If you have a left-associative operator, you'll set the parentheses like this
((A x B) x C) x D
Here, you use a left fold. Example (haskell-style pseudocode)
foldl (-) [1, 2, 3] == (1 - 2) - 3 == 1 - 2 - 3 // - is left-associative
If your operator is right-associative (right fold), the parentheses would be set like this:
A x (B x (C x D))
Example: Cons-Operator
foldr (:) [] [1, 2, 3] == 1 : (2 : (3 : [])) == 1 : 2 : 3 : [] == [1, 2, 3]
In general, arithmetic operators (most operators) are left-associative, so foldl
is more widespread. But in the other cases, infix notation + parentheses is quite useful.
Solution 2:
Olin Shivers differentiated them by saying "foldl is the fundamental list iterator" and "foldr is the fundamental list recursion operator." If you look at how foldl works:
((1 + 2) + 3) + 4
you can see the accumulator (as in a tail-recursive iteration) being built. In contrast, foldr proceeds:
1 + (2 + (3 + 4))
where you can see the traversal to the base case 4 and building up the result from there.
So I posit a rule of thumb: if it looks like a list iteration, one that would be simple to write in tail-recursive form, foldl is the way to go.
But really this will be probably be most evident from the associativity of the operators you are using. If they are left-associative, use foldl. If they are right-associative, use foldr.
Solution 3:
Other posters have given good answers and I won't repeat what they've already said. As you have given a Scala example in your question, I'll give a Scala specific example. As Tricks already said, a foldRight
needs to preserve n-1
stack frames, where n
is the length of your list and this can easily lead to a stack overflow - and not even tail recursion could save you from this.
A List(1,2,3).foldRight(0)(_ + _)
would reduce to:
1 + List(2,3).foldRight(0)(_ + _) // first stack frame
2 + List(3).foldRight(0)(_ + _) // second stack frame
3 + 0 // third stack frame
// (I don't remember if the JVM allocates space
// on the stack for the third frame as well)
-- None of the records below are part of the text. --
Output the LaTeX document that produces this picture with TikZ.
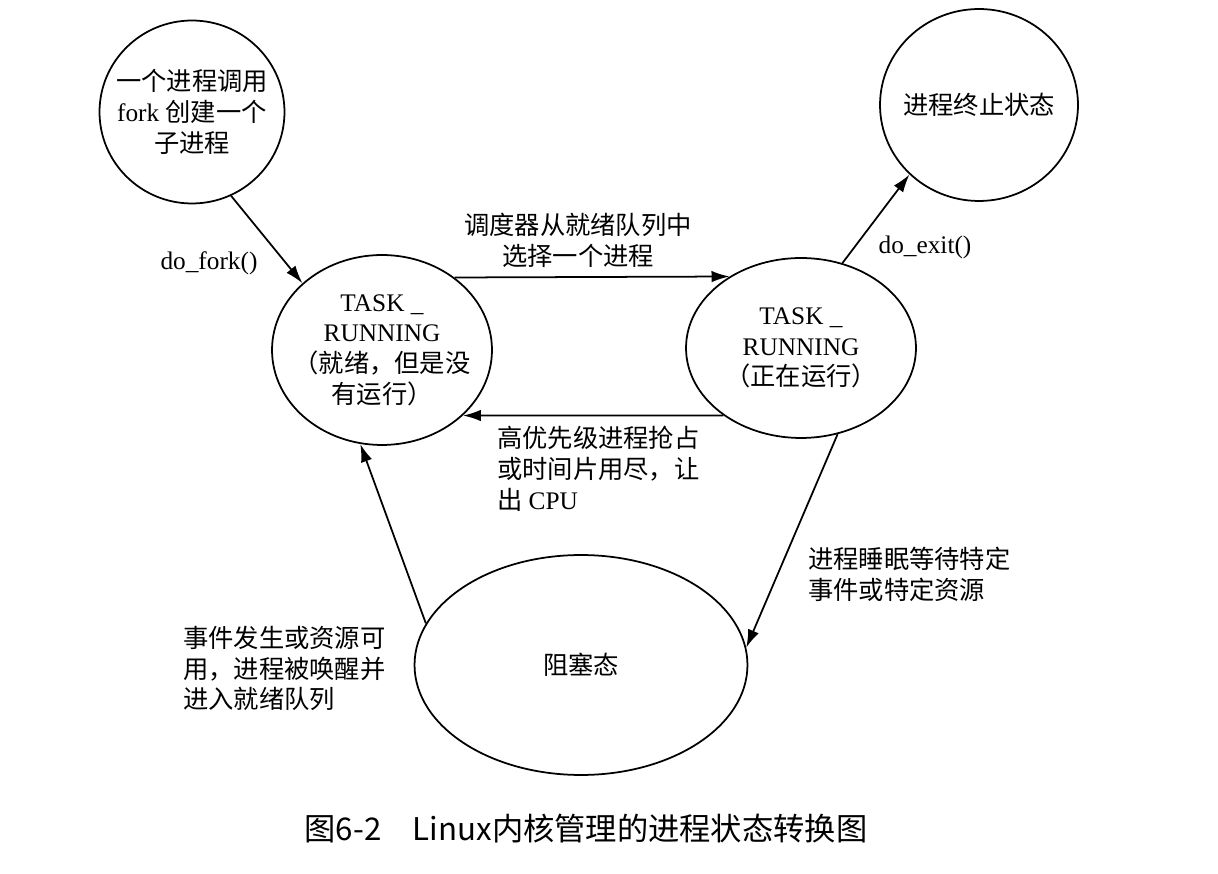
\documentclass[tikz,border=0pt]{standalone}
\usepackage{fontspec}
\setmainfont{Liberation Serif}
\newfontfamily\cjk{Noto Sans CJK SC}
\usetikzlibrary{shapes.geometric,arrows.meta}

\begin{document}
\begin{tikzpicture}[x=0.02cm, y=-0.02cm, font=\fontsize{14.4}{17.5}\selectfont]

    % Styles for states, text labels and transitions
    \tikzset{proc/.style={draw, ellipse, line width=1pt, inner sep=0pt},
             txt/.style={label={[align=center]center:#1}},
             lbl/.style={inner sep=1pt, align=left},
             trans/.style={line width=1pt, -{Latex[length=3.6mm, width=2.3mm]}}}

    % Keep the page the size of the reference (pixel units)
    \useasboundingbox (0,0) rectangle (1218,874);

    % --- States (text set as a centred label, so it does not grow the outline) ---
    \node[proc, minimum width=3.7cm, minimum height=3.66cm,
          txt={{\cjk 一个进程调用}\\fork {\cjk 创建一个}\\{\cjk 子进程}}] (fork) at (192,112) {};
    \node[proc, minimum width=3.96cm, minimum height=3.84cm,
          txt={\cjk 进程终止状态}] (exited) at (979,105) {};
    \node[proc, minimum width=4.4cm, minimum height=3.8cm,
          txt={TASK \_\\RUNNING\\{\cjk （就绪，但是没}\\{\cjk 有运行）}}] (ready) at (382,350) {};
    \node[proc, minimum width=4.6cm, minimum height=3.6cm,
          txt={TASK \_\\RUNNING\\{\cjk （正在运行）}}] (running) at (801,348) {};
    \node[proc, minimum width=6.66cm, minimum height=4.4cm,
          txt={\cjk 阻塞态}] (blocked) at (581,665) {};

    % --- Transitions ---
    \draw[trans] (fork.-65) -- (ready.140);
    \draw[trans] (ready.45) -- (running.135);
    \draw[trans] (running.-139) -- (ready.-39);
    \draw[trans] (running.64) -- (exited.225);
    \draw[trans] (running.-67) -- (blocked.6);
    \draw[trans] (blocked.165) -- (ready.257);

    % --- Transition labels ---
    \node[lbl] (lfork) at (209,263) {do\_fork()};
    \node[lbl, align=center] (lsched) at (578,240)
      {{\cjk 调度器从就绪队列中}\\{\cjk 选择一个进程}};
    \node[lbl] (lexit) at (925,247) {do\_exit()};
    \node[lbl, anchor=north west] (lpreempt) at (495,424)
      {{\cjk 高优先级进程抢占}\\{\cjk 或时间片用尽，让}\\{\cjk 出} CPU};
    \node[lbl, anchor=north west] (lsleep) at (806,545)
      {{\cjk 进程睡眠等待特定}\\{\cjk 事件或特定资源}};
    \node[lbl, anchor=north west] (lwake) at (181,624)
      {{\cjk 事件发生或资源可}\\{\cjk 用，进程被唤醒并}\\{\cjk 进入就绪队列}};

    % Caption
    \node[inner sep=0pt, font=\cjk\fontsize{17.8}{21}\selectfont] (caption) at (586,829)
      {图6-2\quad Linux内核管理的进程状态转换图};
\end{tikzpicture}
\end{document}
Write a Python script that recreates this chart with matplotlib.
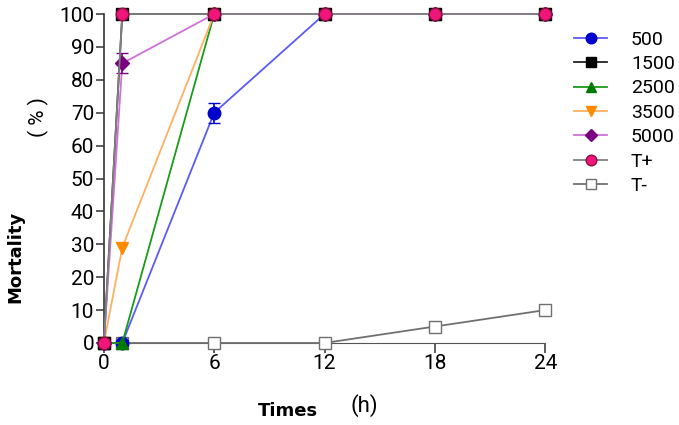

while List(1,2,3).foldLeft(0)(_ + _)
would reduce to:
(((0 + 1) + 2) + 3)
which can be iteratively computed, as done in the implementation of List
.
In a strictly evaluated language as Scala, a foldRight
can easily blow the stack up for large lists, while a foldLeft
won't.
Example:
scala> List.range(1, 10000).foldLeft(0)(_ + _)
res1: Int = 49995000
scala> List.range(1, 10000).foldRight(0)(_ + _)
java.lang.StackOverflowError
at scala.List.foldRight(List.scala:1081)
at scala.List.foldRight(List.scala:1081)
at scala.List.foldRight(List.scala:1081)
at scala.List.foldRight(List.scala:1081)
at scala.List.foldRight(List.scala:1081)
at scala.List.foldRight(List.scala:1081)
at scala.List.foldRight(List.scala:1081)
at scala.List.foldRight(List.scala:1081)
at scala.List.foldRig...
My rule of thumb is therefore - for operators that don't have a specific associativity, always use foldLeft
, at least in Scala. Otherwise, go with other advice given in the answers ;).
Solution 4:
It's also worth noting (and I realise this is stating the obvious a bit), in the case of a commutative operator the two are pretty much equivalent. In this situation a foldl might be the better choice:
foldl:
(((1 + 2) + 3) + 4)
can calculate each operation and carry the accumulated value forward
foldr:
(1 + (2 + (3 + 4)))
needs a stack frame to be opened for 1 + ?
and 2 + ?
before calculating 3 + 4
, then it needs to go back and do the calculation for each.
I'm not enough of an expert on functional languages or compiler optimisations to say whether this is will actually make a difference but it certainly seems cleaner to use a foldl with commutative operators.